In a word? Oversight. The Beanstalk governance model allowed a single entity to submit proposals, accrue a supermajority of votes, and then deploy the proposals unilaterally. In this system, if the proposer can sway a vote in their favor, they have unilateral authority to deploy the proposal. What if they proposer had simply approached DAO members with large votings stakes promising a share of the profits if they voted yes? Beanstalk is still a relatively small organization, where a majority of votes can be reached rather quickly. If the required amount of votes is secured, the proposer has the authority to commit the proposal. The only mechanism to stop the commit would be another BIP to “pause” Beanstalk. But then, someone could submit another BIP to “unpause” Beanstalk. What would happen in this race? Who would win?

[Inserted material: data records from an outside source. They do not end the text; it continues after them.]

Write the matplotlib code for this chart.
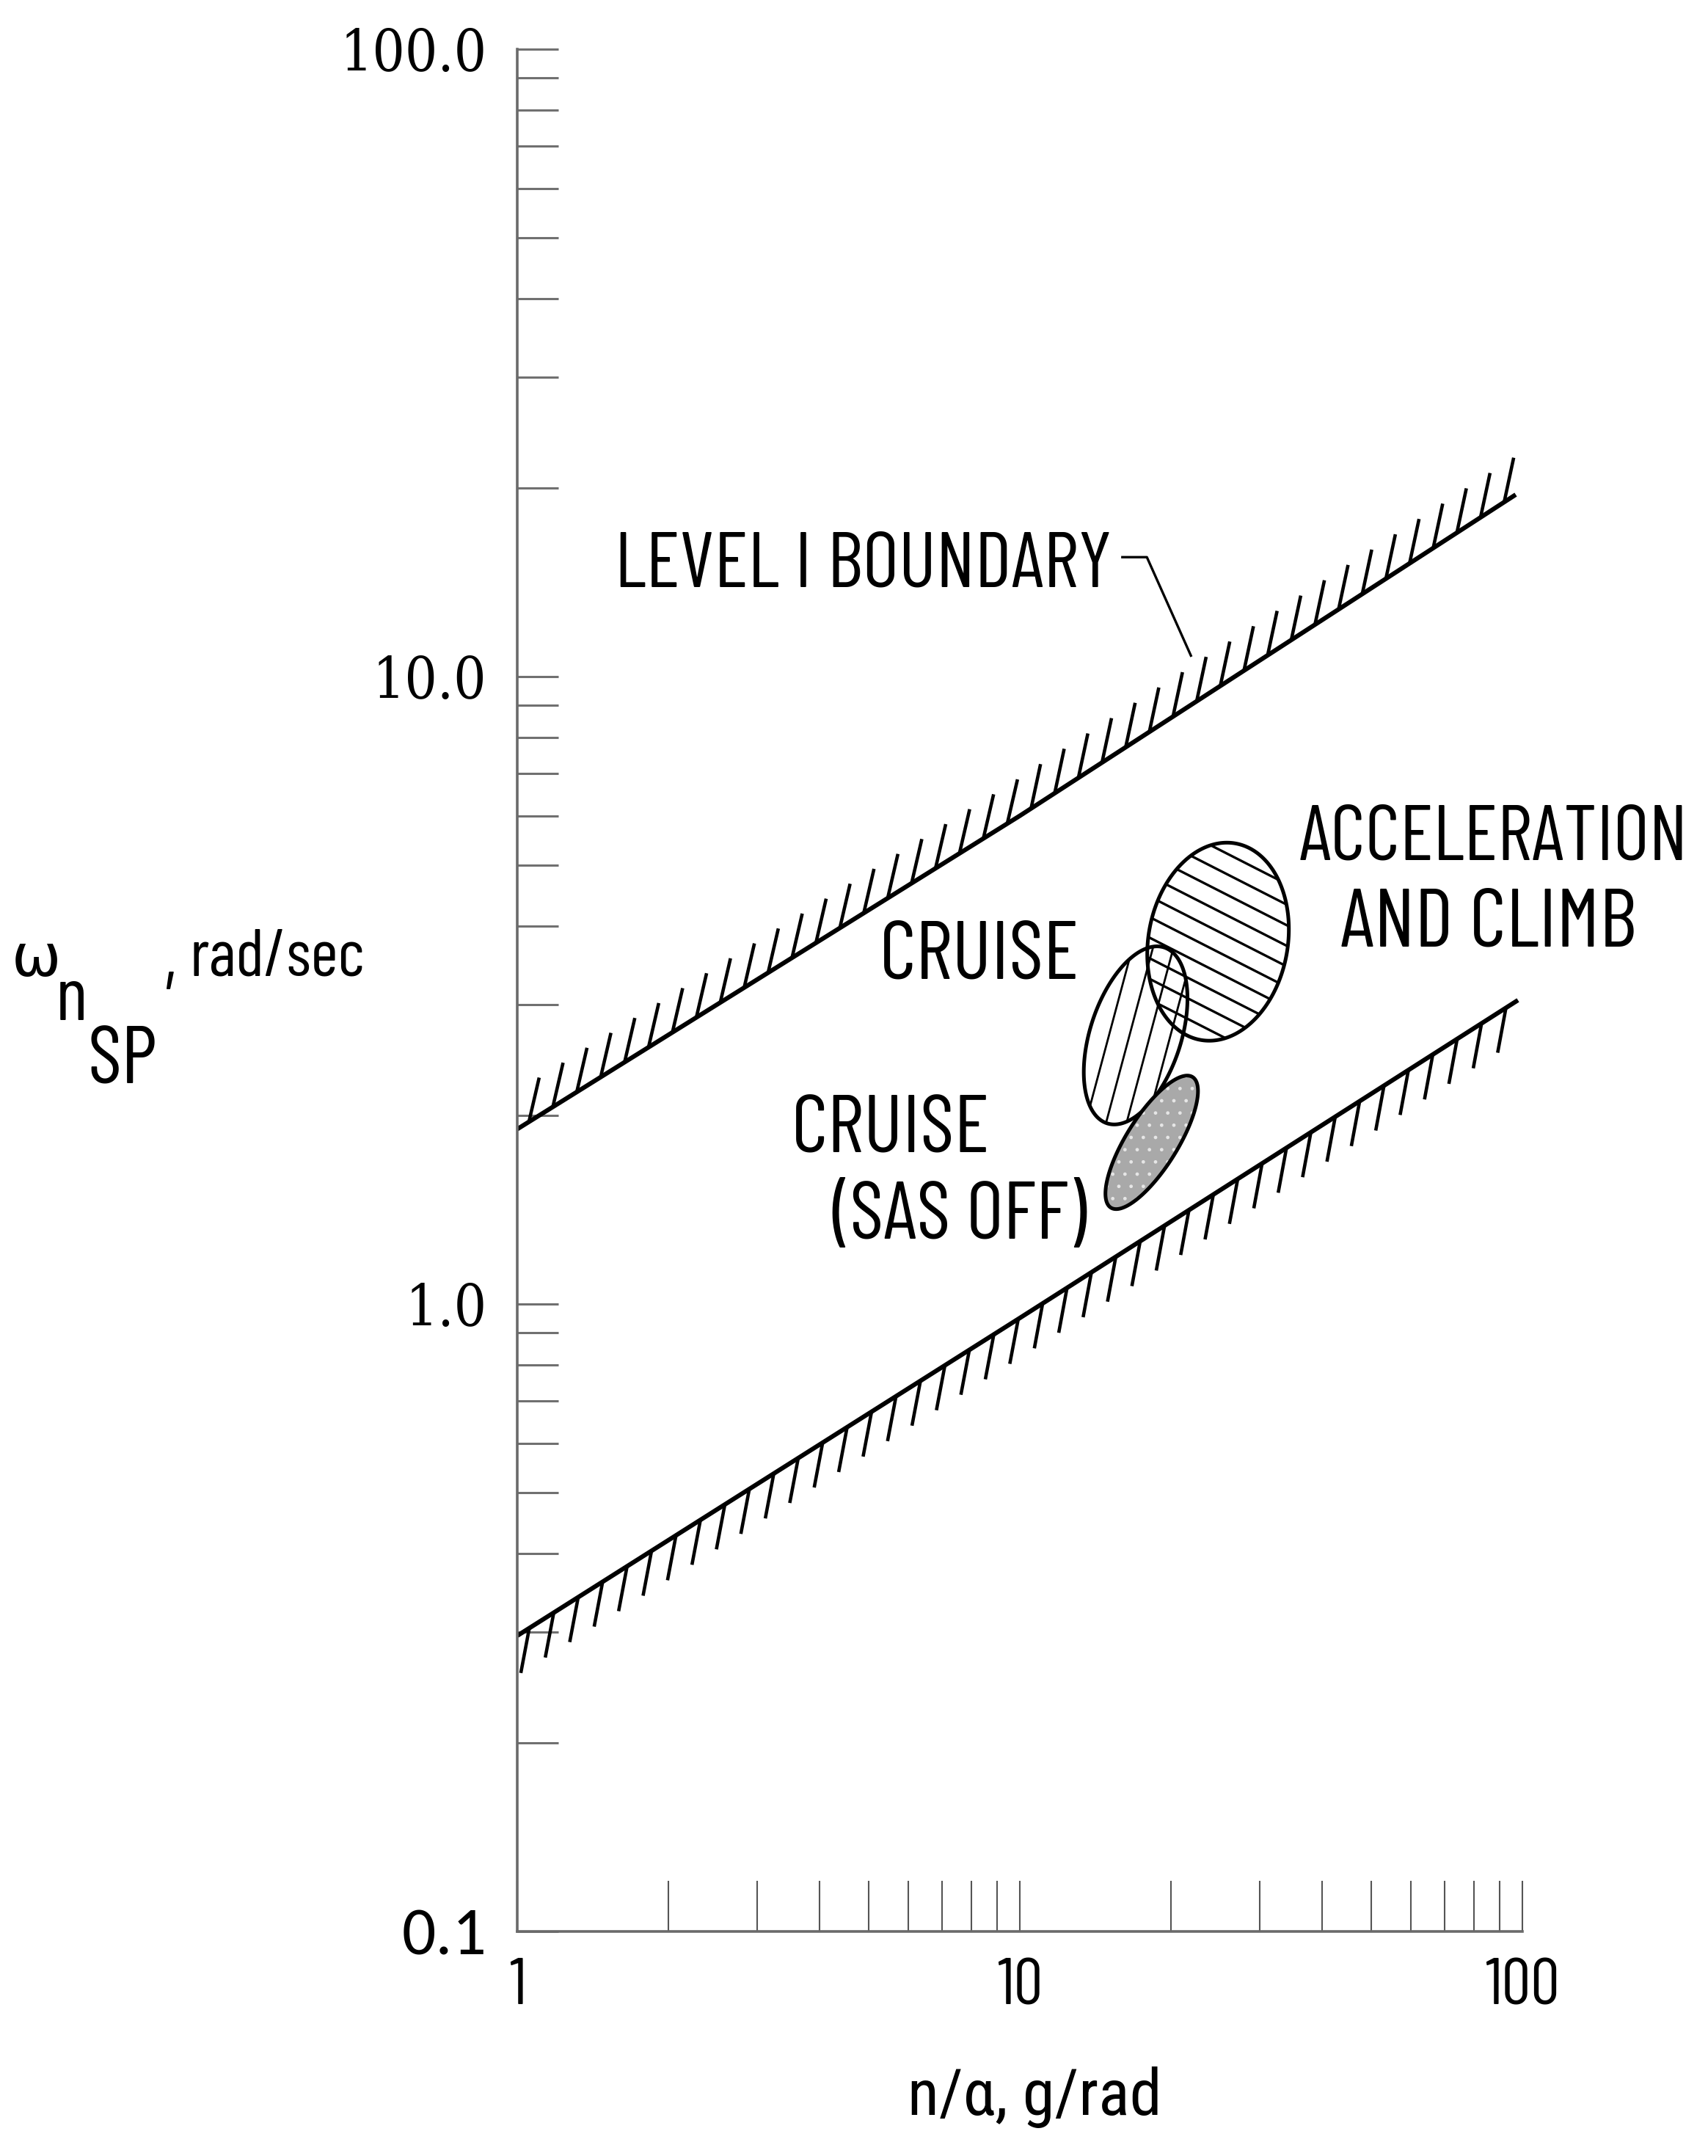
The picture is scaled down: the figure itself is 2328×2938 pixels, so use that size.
import numpy as np
import matplotlib
matplotlib.use("Agg")
import matplotlib.pyplot as plt
from matplotlib import patheffects as pe
from matplotlib.patches import Polygon
from matplotlib.ticker import NullFormatter, LogLocator, FixedLocator

# ---------------- data ----------------
x_ticks = [1, 10, 100]
x_ticklabels = ["1", "10", "100"]
y_ticks = [0.1, 1, 10, 100]
y_ticklabels = ["0.1", "1.0", "10.0", "100.0"]

# Level 1 boundaries (n/alpha, omega_nSP)
upper_x = [1, 10, 97]
upper_y = [1.9, 6.0, 19.5]
lower_x = [1, 10, 98]
lower_y = [0.296, 0.95, 3.05]

# leader line from the "LEVEL I BOUNDARY" label to the upper boundary
leader_x = [16.0, 17.9, 21.9]
leader_y = [15.5, 15.5, 10.8]

# flight-condition regions: centres in data units
region_names = ["ACCELERATION AND CLIMB", "CRUISE", "CRUISE (SAS OFF)"]
region_cx = [24.8, 17.0, 18.3]
region_cy = [3.78, 2.68, 1.81]

# ---------------- sizes / styles (pixels, degrees) ----------------
region_semi_major_px = [136, 126, 105]
region_semi_minor_px = [95, 62, 35]
region_axis_angle = [80, 72, 58]

W, H = 2328, 2938
DPI = 100
SANS = ["Barlow Condensed", "DejaVu Sans"]
SERIF = ["DejaVu Serif"]

fig = plt.figure(figsize=(W / DPI, H / DPI), dpi=DPI)
ax_left, ax_right, ax_top, ax_bottom = 705, 2075, 67, 2632
ax = fig.add_axes([ax_left / W, 1 - ax_bottom / H, (ax_right - ax_left) / W, (ax_bottom - ax_top) / H])
ax.set_xscale("log")
ax.set_yscale("log")
ax.set_xlim(1, 100)
ax.set_ylim(0.1, 100)

for s in ("top", "right"):
    ax.spines[s].set_visible(False)
for s in ("left", "bottom"):
    ax.spines[s].set_color("#6a6a6a")
    ax.spines[s].set_linewidth(2.6)

ax.xaxis.set_major_locator(FixedLocator(x_ticks))
ax.yaxis.set_major_locator(FixedLocator(y_ticks))
ax.xaxis.set_minor_locator(LogLocator(base=10, subs=range(2, 10)))
ax.yaxis.set_minor_locator(LogLocator(base=10, subs=range(2, 10)))
ax.xaxis.set_minor_formatter(NullFormatter())
ax.yaxis.set_minor_formatter(NullFormatter())
ax.tick_params(axis="x", which="both", direction="in", length=50, width=1.5, color="#555555", pad=26)
ax.tick_params(axis="y", which="both", direction="in", length=40, width=2.2, color="#707070", pad=30)

ax.set_xticks(x_ticks, labels=x_ticklabels)
ax.set_yticks(y_ticks, labels=y_ticklabels)
for t in ax.get_xticklabels():
    t.set_family(SANS)
    t.set_fontsize(64)
    t.set_color("black")
for t in ax.get_yticklabels():
    if t.get_text() == "0.1":
        t.set_family(["Carlito", "Open Sans", "DejaVu Sans"])
        t.set_fontsize(66)
    else:
        t.set_family(SERIF)
        t.set_fontstretch("condensed")
        t.set_fontsize(56)
    t.set_color("black")

# ---------------- boundaries with hatch ticks ----------------
ax.plot(upper_x, upper_y, color="black", lw=4.4, solid_capstyle="butt",
        path_effects=[pe.TickedStroke(spacing=27, angle=45, length=1.65, linewidth=3.3), pe.Normal()])
ax.plot(lower_x, lower_y, color="black", lw=4.4, solid_capstyle="butt",
        path_effects=[pe.TickedStroke(spacing=28, angle=-133, length=1.6, linewidth=3.3), pe.Normal()])
ax.plot(leader_x, leader_y, color="black", lw=2.4)

# ---------------- regions ----------------
def ellipse_data(cx, cy, a, b, ang_deg, n=240):
    c = ax.transData.transform((cx, cy))
    th = np.radians(ang_deg)
    u = np.array([np.cos(th), np.sin(th)])
    v = np.array([-np.sin(th), np.cos(th)])
    t = np.linspace(0, 2 * np.pi, n)
    pts = c[None, :] + np.outer(a * np.cos(t), u) + np.outer(b * np.sin(t), v)
    return ax.transData.inverted().transform(pts)


def hatch(cx, cy, reach, ang_deg, spacing, clip, lw, phase=0.0):
    c = ax.transData.transform((cx, cy))
    th = np.radians(ang_deg)
    d = np.array([np.cos(th), np.sin(th)])
    nrm = np.array([-np.sin(th), np.cos(th)])
    k = int(reach / spacing) + 1
    for i in range(-k, k + 1):
        off = (i + phase) * spacing
        p0 = c + off * nrm - reach * d
        p1 = c + off * nrm + reach * d
        dp = ax.transData.inverted().transform(np.vstack([p0, p1]))
        ln, = ax.plot(dp[:, 0], dp[:, 1], color="black", lw=lw, solid_capstyle="butt", zorder=2)
        ln.set_clip_path(clip)

# cruise (steep hatching)
cr = ellipse_data(region_cx[1], region_cy[1], region_semi_major_px[1], region_semi_minor_px[1], region_axis_angle[1])
cr_patch = Polygon(cr, closed=True, facecolor="none", edgecolor="black", lw=3.6, zorder=3)
ax.add_patch(cr_patch)
hatch(region_cx[1], region_cy[1], 160, 75, 27, cr_patch, 2.0, phase=0.3)

# acceleration and climb (shallow hatching)
ac = ellipse_data(region_cx[0], region_cy[0], region_semi_major_px[0], region_semi_minor_px[0], region_axis_angle[0])
ac_patch = Polygon(ac, closed=True, facecolor="none", edgecolor="black", lw=3.6, zorder=3)
ax.add_patch(ac_patch)
hatch(region_cx[0], region_cy[0], 170, -27, 25, ac_patch, 2.4, phase=0.5)

# cruise SAS off (grey stipple)
so = ellipse_data(region_cx[2], region_cy[2], region_semi_major_px[2], region_semi_minor_px[2], region_axis_angle[2])
ax.add_patch(Polygon(so, closed=True, facecolor="#a9a9a9", edgecolor="#e6e6e6", lw=0, hatch=".", zorder=4))
ax.add_patch(Polygon(so, closed=True, facecolor="none", edgecolor="black", lw=3.6, zorder=5))

# ---------------- texts ----------------
def px(x, y):
    return x / W, 1 - y / H

def put(s, x, y, width, fs=60, ha="left", va="baseline", family=SANS, **kw):
    t = fig.text(*px(x, y), s, ha=ha, va=va, fontsize=fs, family=family, color="black", **kw)
    return (t, width)

fit = [
    put("LEVEL I BOUNDARY", 838, 800, 677),
    put("CRUISE", 1199, 1334, 272),
    put("ACCELERATION", 1771, 1171, 530),
    put("AND CLIMB", 1827, 1290, 403),
    put("CRUISE", 1079, 1570, 270),
    put("(SAS OFF)", 1134, 1688, 347),
    put("n/α, g/rad", 1237, 2882, 347, family=["Roboto Condensed", "DejaVu Sans"]),
    put("rad/sec", 259, 1330, 239),
]
fig.canvas.draw()
r = fig.canvas.get_renderer()
for t, w in fit:
    cur = t.get_window_extent(r).width
    t.set_fontsize(t.get_fontsize() * w / cur)

# y-axis label pieces: omega_{n_SP}, rad/sec
fig.text(*px(16, 1330), "ω", ha="left", va="baseline", fontsize=58, family=["DejaVu Sans"], color="black")
fig.text(*px(76, 1390), "n", ha="left", va="baseline", fontsize=74, family=SANS, color="black")
fig.text(*px(119, 1477), "SP", ha="left", va="baseline", fontsize=80, family=SANS, color="black")
fig.text(*px(222, 1340), ",", ha="left", va="baseline", fontsize=74, family=SANS, color="black")

fig.savefig("out.png", dpi=DPI)
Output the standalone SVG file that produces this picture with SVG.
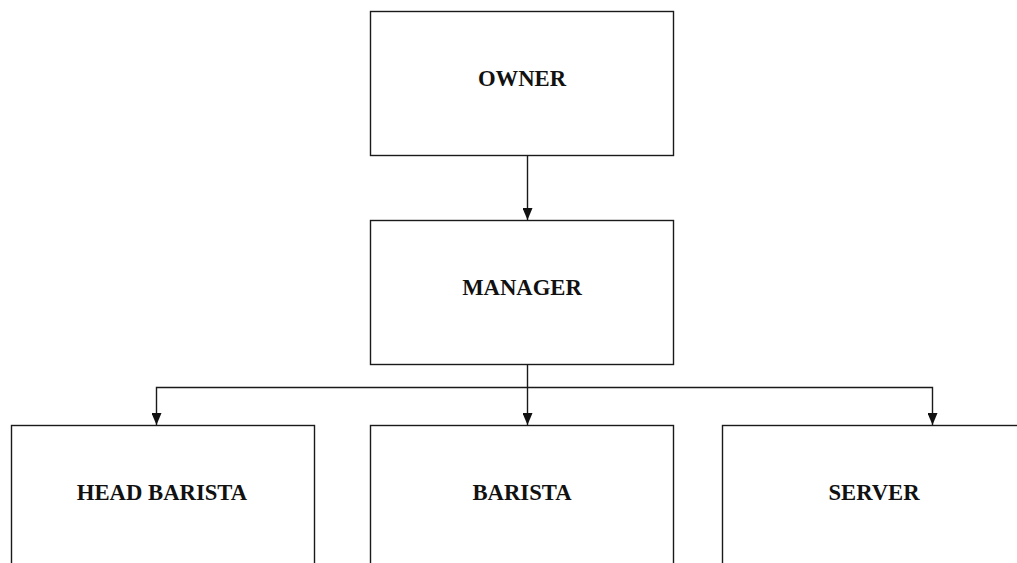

On September 26, 1983, Soviet early-warning detection systems triggered alerts that the United States had launched nuclear ICMBs directed at the Soviet Union. By protocol, the response to launch detection was an immediate and compulsory counterattack. But that didn’t happen. Did systems fail? No. The reason was Stanislav Petrov. Petrov, based on his interpretation of the detection and his training on nuclear warfare believed the supposed launch that had been detected made no sense. In addition, the detection system had been prone to errors in the past. Thus he made a decision - he NEGLECTED his duty to notify superiors to automatically trigger the counterattack. The result? The detection system WAS IN ERROR. There was NO launch. His decision to block the protocol saved the world from nuclear war. What would have happened had this scenario been controlled with a smart contract with no one to question its execution? Should a DAO execute decisions truly autonomously? Was is the cost of “speed to commit” decisions? Perhaps this is more speed than we can afford.